This
week
I decided to comment on another classmate’s blog post. The blog post itself
detailed the student’s drive from UCLA to downtown LA amidst the typical downtown LA traffic in order
to spend time with his cousin. The blog post details the trip itself, as well
as the area surrounding his cousin’s apartment, specifically the LA live area.
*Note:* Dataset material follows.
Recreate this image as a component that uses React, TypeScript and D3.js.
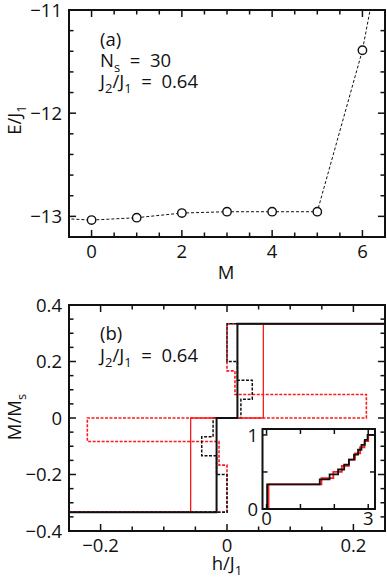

Here is the comment left on his blog:
I
really enjoyed reading your blog seeing as, as a Los Angeles area native, I am
all too familiar with the frustrating monotony of LA traffic. I especially
liked your use of metaphors and colorful language to illustrate this concept, as
well as the identification of the freeways you took, which allows LA residents
to truly empathize with your situation. As for your observations around the LA
Live area, I again found your colorful descriptions of how the area “becomes alive during the night” to be both
illustrative and indicative of the area for those who have never explored it
and, in a sense, nostalgic for those that grew up amongst it.
As
far as the blog’s relationship to themes and ideas covered in class and in the
readings, I think you did a great job relating the LA Live portion of your trip
to class concepts, but I would have liked to see you analyze how your trip down
the 10 and 405 freeways embodied, or failed to embody, other class-related
ideas. Specifically, while I thought it was clever that you related the sense
of anonymity and, as you put it, “dog eat dog” mentality you saw in the LA Live
area to the post-metropolis theme of individualism that we covered in class, I
would have liked to see you incorporate other ideas of the post-metropolis into
the freeway portion of your trip. For example, considering how Los Angeles is a
proverbial poster child of the post-metropolis, I find the sheer fact that such
horrendous traffic exists in Los Angeles rather contradictory. Seeing as the
post-metropolis is characterized by several specialized hubs that are all
connected by automobile, it is not surprising that an area as dense as the Los
Angeles Metropolitan area would have a few congested freeways. The interesting
aspect of this gridlock is that it seems to revolve around a common center,
downtown LA, a concept represented very well in your blog. Seeing as the
post-metropolis is characterized primarily by a secular trend of
decentralization, it is very curious that Los Angeles would display such blatant
centralization as it pertains to traffic trends. One final point, I feel that
your blog would benefit by comparing the individualism you saw at LA Live with
Robert E Park’s quote that, “The City
is a mosaic of little worlds which touch but do not interpenetrate.”
Overall,
I really enjoyed your blog and I hope these few suggestions both inspire and
assist in writing your future blog posts.